By David Kravets May 19, 2010 | 4:50 pm | Categories: Censorship, privacy
An anonymous blogger critical of Pennsylvania Attorney General Tom Corbett plans to challenge a grand jury subpoena ordering Twitter to reveal the blogger’s identity.
“It doesn’t really matter why we are criticizing him,” said ”Signor Ferrari,” one of the two Twitter users targeted in the subpoena from Corbett, who won the Republican gubernatorial primary Tuesday. ”It’s our First Amendment right to criticize him no matter who we are,” said Signor Ferrar said in a telephone interview Wednesday. He uses that pen name on the CasablancaPA blog.
The bloggers received an e-mail from Twitter on Tuesday evening saying the micro-blogging service would respond to the subpoena (.pdf) in a week “unless we receive notice from you that a motion to quash the subpoena has been filed or that this matter has been otherwise resolved.”

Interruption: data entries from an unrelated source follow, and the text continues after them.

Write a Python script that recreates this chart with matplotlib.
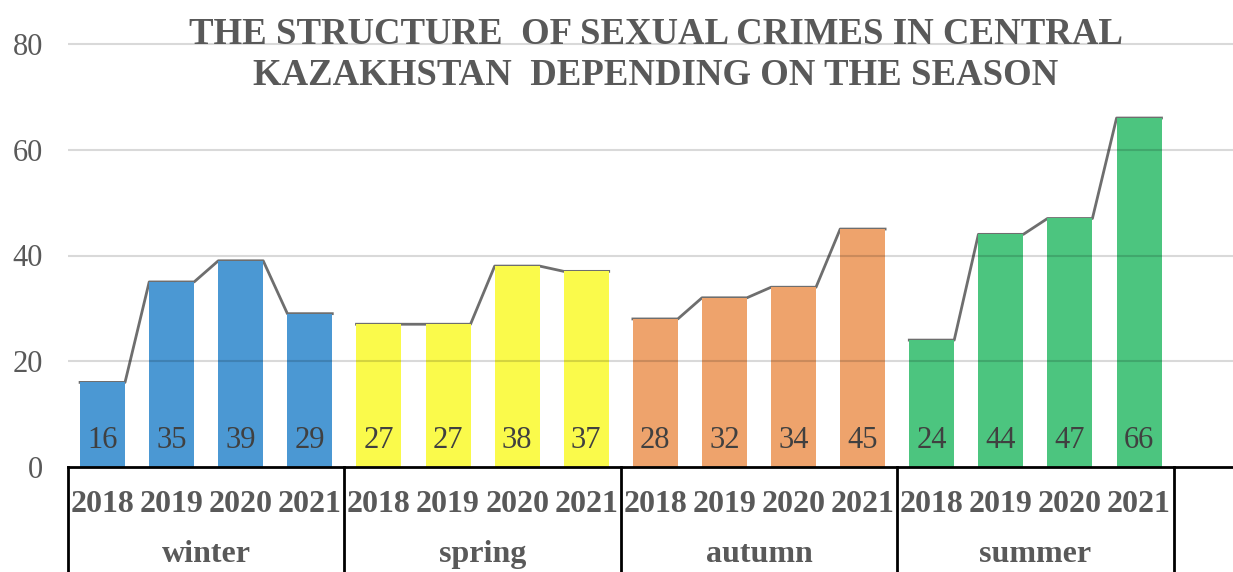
import matplotlib.pyplot as plt
import matplotlib.transforms as mtransforms
import numpy as np

plt.rcParams['font.family'] = ['Liberation Serif', 'DejaVu Serif']

# Number of sexual crimes per season and year
seasons = ["winter", "spring", "autumn", "summer"]
years = ["2018", "2019", "2020", "2021"]
winter = [16, 35, 39, 29]
spring = [27, 27, 38, 37]
autumn = [28, 32, 34, 45]
summer = [24, 44, 47, 66]
season_colors = ["#4B98D3", "#FAFA4B", "#EEA36C", "#4CC57F"]

series = [winter, spring, autumn, summer]
text_gray = "#595959"
bar_w = 0.65

fig = plt.figure(figsize=(12.33, 5.72), dpi=100)
ax = fig.add_axes([68 / 1233, 105 / 572, 1 - 68 / 1233, 467 / 572])

for s, (vals, color) in enumerate(zip(series, season_colors)):
    x = np.arange(len(vals)) + s * len(years)
    ax.bar(x, vals, width=bar_w, color=color, zorder=3)
    # trend line along the bar tops; only the slopes between bars stay visible
    lx = np.column_stack([x - bar_w / 2, x + bar_w / 2]).ravel()
    ly = np.repeat(vals, 2)
    ax.plot(lx, ly, color="#6E6E6E", lw=2, zorder=2)
    for xi, v in zip(x, vals):
        ax.text(xi, 5, str(v), ha="center", va="center", fontsize=22,
                color="#404040", zorder=5)

n = len(seasons) * len(years)
ax.set_xlim(-0.5, -0.5 + 1165 / 69.1)
ax.set_ylim(0, 80 * 467 / 423)
yticks = [0, 20, 40, 60, 80]
ax.set_yticks(yticks)
for yv in yticks[1:]:
    ax.axhline(yv, color="black", alpha=0.15, lw=1.5, zorder=4)
ax.tick_params(axis="y", length=0, labelsize=22, labelcolor=text_gray, pad=18)
ax.set_xticks([])
for side in ["left", "right", "top"]:
    ax.spines[side].set_visible(False)
ax.spines["bottom"].set_linewidth(2)
ax.spines["bottom"].set_color("black")
ax.spines["bottom"].set_zorder(6)

# two-level category axis: years under each bar, seasons under each group
trans = mtransforms.blended_transform_factory(ax.transData, ax.transAxes)
for i in range(n):
    ax.text(i, -37 / 467, years[i % len(years)], transform=trans, ha="center",
            va="center", fontsize=23, fontweight="bold", color=text_gray)
for s, name in enumerate(seasons):
    ax.text(s * 4 + 1.5, -95 / 467, name, transform=trans, ha="center",
            va="baseline", fontsize=23, fontweight="bold", color=text_gray)
for b in np.arange(len(seasons) + 1) * 4 - 0.5:
    ax.plot([b, b], [0, -0.3], transform=trans, color="black", lw=2,
            clip_on=False)

fig.text(656 / 1233, 1 - 55 / 572,
         "THE STRUCTURE  OF SEXUAL CRIMES IN CENTRAL\nKAZAKHSTAN  DEPENDING ON THE SEASON",
         ha="center", va="center", fontsize=26.5, fontweight="bold",
         color=text_gray, linespacing=1.2)

fig.savefig("out.png", dpi=100)
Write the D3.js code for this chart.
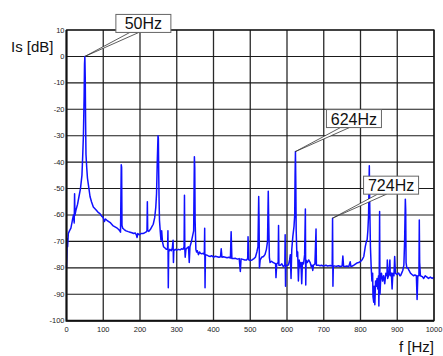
<!DOCTYPE html>
<html>
<head>
<meta charset="utf-8">
<script src="https://cdn.jsdelivr.net/npm/d3@7"></script>
<style>
  body { margin: 0; background: #fff; }
  svg { display: block; font-family: "Liberation Sans", Arial, sans-serif; }
</style>
</head>
<body>
<svg id="chart" width="443" height="356"></svg>
<script>
// spectrum values: [frequency Hz, level dB]
const spectrum = [
  [0,-80],[1,-76],[2,-69],[3,-72],[5,-67],[8,-66],[12,-65],[16,-62],[19,-60],[21,-63],[22,-52],[23,-60],
  [26,-58],[30,-56],[34,-53],[38,-50],[42,-45],[44,-38],[46,-30],[48,-15],[49,-3],[50,0],[51,-8],[52,-25],
  [53,-37],[55,-42],[57,-46],[60,-49],[64,-53],[68,-55],[73,-57],[80,-58],[86,-59],[91,-59.5],[96,-60.5],
  [100,-61],[103,-62.5],[106,-61.5],[110,-62],[115,-62.5],[120,-63],[126,-64],[132,-64.5],[138,-65],
  [142,-65.5],[145,-66],[147,-66.5],[149,-41],[150,-42],[151,-64],[153,-65],[157,-65.5],[162,-66],
  [168,-66.3],[173,-66.5],[178,-66.7],[183,-67],[187,-66.8],[190,-67.5],[192,-68.5],[194,-67],[198,-67.5],
  [203,-67],[208,-67],[212,-66.8],[216,-66.5],[219,-66],[220,-55],[221,-66],[224,-66.2],[228,-65.5],
  [232,-64.5],[236,-63.5],[240,-61],[243,-57],[245,-52],[247,-40],[249,-30],[250,-31],[251,-45],[252,-55],
  [253,-62],[255,-66],[257,-69.5],[259,-66],[261,-70],[264,-72],[268,-72.5],[272,-73],[275,-73],[276,-66],
  [277,-87.5],[278,-74],[281,-73],[285,-73.5],[288,-72.5],[290,-69.6],[291,-78],[292,-73.5],[296,-73],
  [300,-73.3],[305,-73],[309,-73.2],[313,-72.8],[317,-73],[320,-72],[321,-52.5],[322,-73],[323,-76],
  [325,-73],[328,-72.5],[332,-72],[334,-78],[336,-72],[340,-70],[343,-68],[346,-66],[348,-38],[349,-42],
  [350,-62],[352,-73],[354,-74],[356,-73.5],[359,-75],[362,-74],[364,-74.4],[368,-74.7],[372,-74.5],
  [375,-75],[376,-65],[377,-87.5],[378,-75],[382,-75.2],[386,-75.5],[391,-75.7],[395,-75.4],[400,-76],
  [405,-75.6],[410,-75.8],[415,-76],[419,-75.8],[421,-72.8],[423,-76],[427,-75.8],[432,-76],[437,-76.2],
  [442,-76],[446,-76.3],[448,-66.3],[450,-76.5],[455,-76.5],[460,-76.4],[465,-76.7],[470,-76.5],
  [473,-81.4],[475,-76.6],[480,-76.8],[485,-77],[490,-77],[493,-76.5],[494,-68.2],[496,-77],[500,-77.2],
  [505,-77],[510,-76.5],[514,-76],[518,-74],[521,-72],[523,-53],[524,-62],[525,-80],[527,-77],[531,-76],
  [536,-75.7],[540,-75],[544,-73],[547,-70],[549,-51],[550,-60],[552,-76],[554,-78],[558,-77.5],[562,-78],
  [566,-78.2],[569,-78.5],[570,-83.7],[572,-78.5],[576,-78],[577,-64],[578,-79],[582,-79],[586,-78.5],
  [590,-79.5],[594,-79],[595,-67.5],[596,-87],[597,-79],[601,-79],[604,-78.9],[607,-77],[609,-75],
  [611,-84],[613,-73],[616,-68],[619,-64.4],[621,-60],[622,-45],[623,-36],[624,-48],[625,-66],[627,-75.7],
  [629,-74],[631,-85],[633,-77],[636,-79.6],[638,-78],[640,-86],[642,-78],[645,-78.5],[648,-75],
  [650,-57.7],[651,-86.5],[652,-77],[655,-78],[659,-77],[663,-78],[666,-79.5],[668,-79],[670,-81],
  [672,-79],[676,-78.5],[679,-65.3],[680,-79],[683,-79],[686,-79],[690,-79.2],[694,-79],[698,-79.3],
  [702,-79.2],[706,-79],[710,-79.3],[714,-79.2],[718,-79.1],[721,-79.3],[723,-79],[724,-61.2],[725,-87],
  [726,-79.2],[730,-79.3],[735,-79.4],[740,-79.2],[745,-79.5],[750,-79.3],[752,-75.5],[754,-79.4],
  [758,-79.5],[763,-79.3],[768,-79.6],[772,-77.7],[774,-79.5],[778,-79.3],[782,-79],[786,-78.6],
  [790,-78.2],[795,-78],[800,-77.6],[805,-76.8],[809,-75.7],[813,-72],[816,-70],[818,-69.4],[820,-66],
  [822,-60],[823,-50],[824,-41.4],[825,-55],[827,-72],[829,-79.5],[831,-85],[833,-82],[834,-90.9],
  [836,-93],[837,-87],[839,-94],[841,-85],[843,-87],[845,-84],[847,-88],[849,-83],[850,-94.4],[851,-82],
  [852,-58.7],[853,-90],[855,-84],[857,-82],[860,-85],[863,-83],[866,-86],[869,-82],[872,-83],[873,-77],
  [874,-84],[877,-82.5],[880,-77],[881,-83],[884,-82],[886,-88],[888,-82],[891,-83],[893,-75.7],[895,-82],
  [899,-82.5],[904,-82],[907,-83],[909,-83],[912,-82],[915,-81],[918,-79],[920,-70],[922,-54],[923,-58],
  [924,-78],[926,-80],[929,-80],[932,-81],[936,-82],[940,-82.5],[944,-83],[948,-82.7],[952,-83],
  [954,-92],[956,-83],[959,-83],[960,-61.9],[961,-78],[963,-83],[968,-83.3],[972,-84],[976,-83],
  [981,-83.5],[985,-84],[990,-83.5],[995,-84],[1000,-83.5]
];

const xTicks = [0, 100, 200, 300, 400, 500, 600, 700, 800, 900, 1000];
const yTicks = [10, 0, -10, -20, -30, -40, -50, -60, -70, -80, -90, -100];

// labelled peaks: text, frequency, level
const peakLabels = ["50Hz", "624Hz", "724Hz"];
const peakFreqs = [50, 623, 724];
const peakLevels = [0, -36, -61.2];

const svg = d3.select("#chart");
const plot = {left: 66.5, right: 434, top: 30, bottom: 320.7};

const x = d3.scaleLinear().domain([0, 1000]).range([plot.left, plot.right]);
const y = d3.scaleLinear().domain([-100, 10]).range([plot.bottom, plot.top]);

// grid
const grid = svg.append("g");
grid.selectAll(".vg")
    .data(xTicks)
    .enter().append("line")
    .attr("x1", d => x(d)).attr("x2", d => x(d))
    .attr("y1", plot.top).attr("y2", plot.bottom)
    .attr("stroke", "#2a2a2a")
    .attr("stroke-width", 1.3);
grid.selectAll(".hg")
    .data(yTicks)
    .enter().append("line")
    .attr("x1", plot.left).attr("x2", plot.right)
    .attr("y1", d => y(d)).attr("y2", d => y(d))
    .attr("stroke", "#1a1a1a")
    .attr("stroke-width", 1.1);

// spectrum trace
const line = d3.line()
    .x(d => x(d[0]))
    .y(d => y(d[1]));

svg.append("path")
    .datum(spectrum)
    .attr("fill", "none")
    .attr("stroke", "#1010ff")
    .attr("stroke-width", 1.5)
    .attr("stroke-linejoin", "round")
    .attr("d", line);

// frame
svg.append("rect")
    .attr("x", plot.left).attr("y", plot.top)
    .attr("width", plot.right - plot.left)
    .attr("height", plot.bottom - plot.top)
    .attr("fill", "none")
    .attr("stroke", "#111")
    .attr("stroke-width", 1.2);
svg.append("path")
    .attr("d", "M" + plot.left + "," + plot.top + "V" + plot.bottom + "H" + plot.right)
    .attr("fill", "none")
    .attr("stroke", "#111")
    .attr("stroke-width", 2);

// tick labels
svg.append("g").selectAll("text")
    .data(yTicks)
    .enter().append("text")
    .attr("x", plot.left - 2)
    .attr("y", d => y(d) + 2.5)
    .attr("text-anchor", "end")
    .attr("font-size", 7.5)
    .attr("fill", "#222")
    .text(d => d);

svg.append("g").selectAll("text")
    .data(xTicks)
    .enter().append("text")
    .attr("x", d => x(d))
    .attr("y", plot.bottom + 11)
    .attr("text-anchor", "middle")
    .attr("font-size", 7.5)
    .attr("fill", "#222")
    .text(d => d);

// axis titles
svg.append("text")
    .attr("x", 11).attr("y", 52)
    .attr("font-size", 15)
    .attr("fill", "#111")
    .text("Is [dB]");
svg.append("text")
    .attr("x", 399).attr("y", 352)
    .attr("font-size", 15)
    .attr("fill", "#111")
    .text("f [Hz]");

// callouts
const callouts = svg.append("g").selectAll("g")
    .data(peakLabels.map((t, i) => ({text: t, f: peakFreqs[i], v: peakLevels[i]})))
    .enter().append("g")
    .attr("transform", d => "translate(" + x(d.f) + "," + y(d.v) + ")");

callouts.append("path")
    .attr("d", "M0,0L45,-24L54,-24Z")
    .attr("fill", "#fff")
    .attr("stroke", "#333")
    .attr("stroke-width", 0.8);

callouts.append("rect")
    .attr("x", 31).attr("y", -42)
    .attr("width", 55).attr("height", 18)
    .attr("fill", "#fff")
    .attr("stroke", "#666")
    .attr("stroke-width", 1);

callouts.append("text")
    .attr("x", 58.5).attr("y", -27)
    .attr("text-anchor", "middle")
    .attr("font-size", 16)
    .attr("fill", "#111")
    .text(d => d.text);
</script>
</body>
</html>
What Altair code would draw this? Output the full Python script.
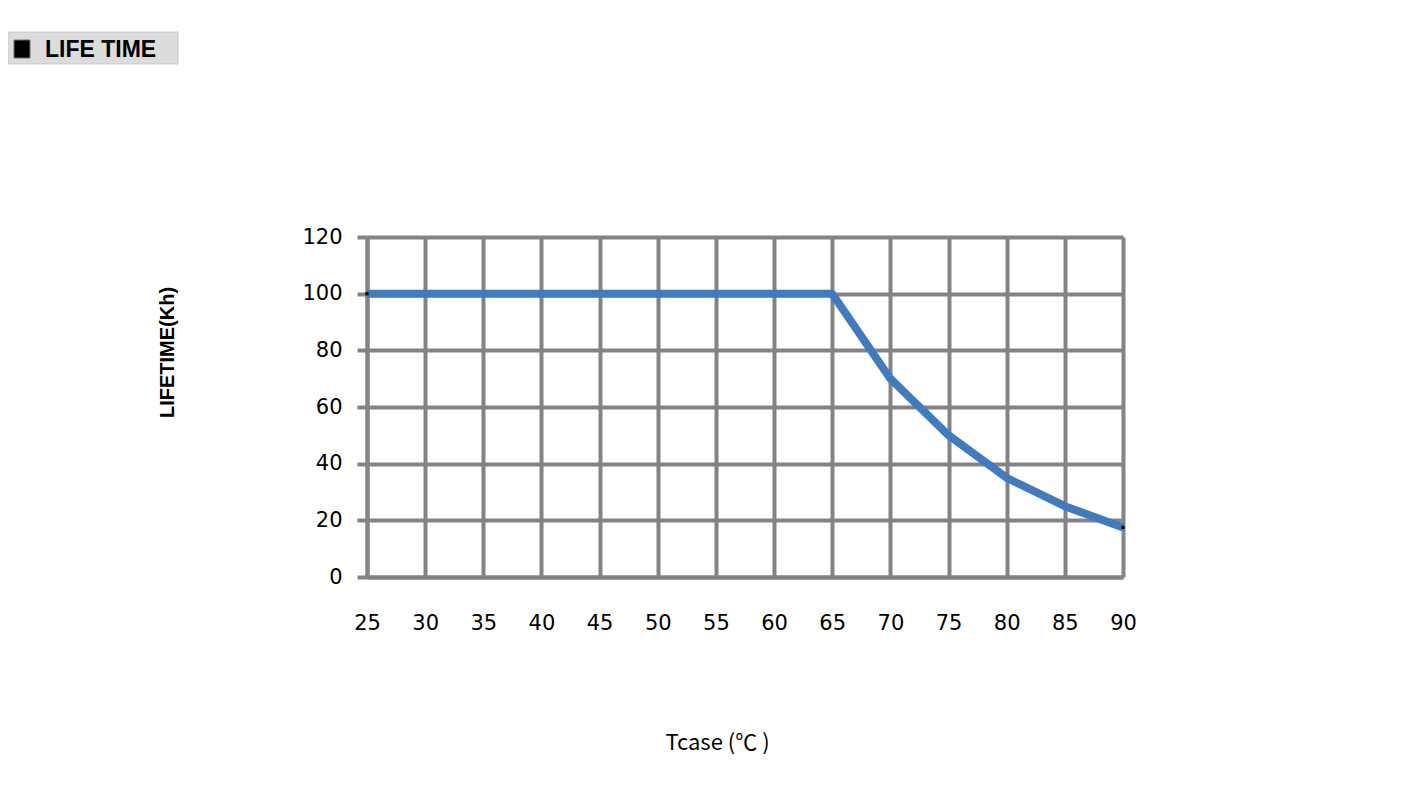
import altair as alt
import pandas as pd

tcase = [25, 30, 35, 40, 45, 50, 55, 60, 65, 70, 75, 80, 85, 90]
lifetime = [100, 100, 100, 100, 100, 100, 100, 100, 100, 70, 50, 35, 25, 17.5]
x_ticks = [25, 30, 35, 40, 45, 50, 55, 60, 65, 70, 75, 80, 85, 90]
y_ticks = [0, 20, 40, 60, 80, 100, 120]
end_x = [25, 90]
end_y = [100, 17.5]

df = pd.DataFrame({"t": tcase, "life": lifetime})
ends = pd.DataFrame({"t": end_x, "life": end_y})
dummy = pd.DataFrame({"k": [0]})

GRID = "#838387"
BLUE = "#3F7BBE"

xenc = alt.X(
    "t:Q",
    scale=alt.Scale(domain=[25, 90], nice=False, zero=False),
    axis=alt.Axis(
        values=x_ticks, title="Tcase (℃ )", grid=True, gridColor=GRID, gridWidth=4,
        domainColor=GRID, domainWidth=4, ticks=False, labelPadding=35, labelFlush=False,
        labelFont="DejaVu Sans", labelFontSize=21, labelColor="#000000",
        titleFont="Noto Sans CJK JP", titleFontSize=22, titleFontWeight="normal",
        titleColor="#000000", titleX=350, titleY=165, titleAlign="center",
        titleBaseline="middle",
    ),
)
yenc = alt.Y(
    "life:Q",
    scale=alt.Scale(domain=[0, 120], nice=False),
    axis=alt.Axis(
        values=y_ticks, title="LIFETIME(Kh)", grid=True, gridColor=GRID, gridWidth=4,
        domainColor=GRID, domainWidth=4, tickColor=GRID, tickWidth=4, tickSize=10,
        labelPadding=15, labelFont="DejaVu Sans", labelFontSize=21, labelColor="#000000",
        labelFlush=False,
        titleFont="Liberation Sans", titleFontSize=20, titleFontWeight="bold",
        titleColor="#000000", titleX=-200, titleY=115, titleAlign="center",
        titleBaseline="middle", titleAngle=270,
    ),
)

line = alt.Chart(df).mark_line(color=BLUE, strokeWidth=8, strokeJoin="round").encode(x=xenc, y=yenc)
dots = alt.Chart(ends).mark_point(filled=True, color="#000000", size=14, opacity=1).encode(x="t:Q", y="life:Q")

box = alt.Chart(dummy).mark_rect(fill="#DCDCDC", stroke="#C8C8C8", strokeWidth=1).encode(
    x=alt.value(-359), x2=alt.value(-189), y=alt.value(-205), y2=alt.value(-173)
)
square = alt.Chart(dummy).mark_rect(fill="#000000", stroke="#707070", strokeWidth=1).encode(
    x=alt.value(-353), x2=alt.value(-337), y=alt.value(-197), y2=alt.value(-179)
)
label = alt.Chart(dummy).mark_text(
    text="LIFE TIME", font="Liberation Sans", fontSize=23, fontWeight="bold",
    align="left", baseline="middle", color="#000000",
).encode(x=alt.value(-322), y=alt.value(-187))

chart = alt.layer(line, dots, box, square, label).properties(
    width=756, height=340,
    autosize=alt.AutoSizeParams(type="none"),
    padding={"left": 359, "top": 229, "right": 280, "bottom": 200},
).configure_view(stroke=None)

chart.save("out.html", embed_options={"renderer": "svg", "actions": False})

The subpoena follows a string of similar efforts to unmask anonymous writers, with mixed results. A Louisiana politician dropped a defamation suit Tuesday against 11 anonymous commenters on The Times-Picayune website after the outlet refused to release their identities. In August, however, Google unmasked the operator of the “Skanks in NYC” blog after being subpoenaed by an Australian model who claimed the site defamed her. And on Monday, a federal judge prevented Yahoo from revealing the identity of a message-board poster critical of USA Technologies.
While those efforts involved civil subpoenas, Corbett is apparently treating his online critics as potential criminals, using his power as the state’s top law enforcement official to issue a grand jury subpoena.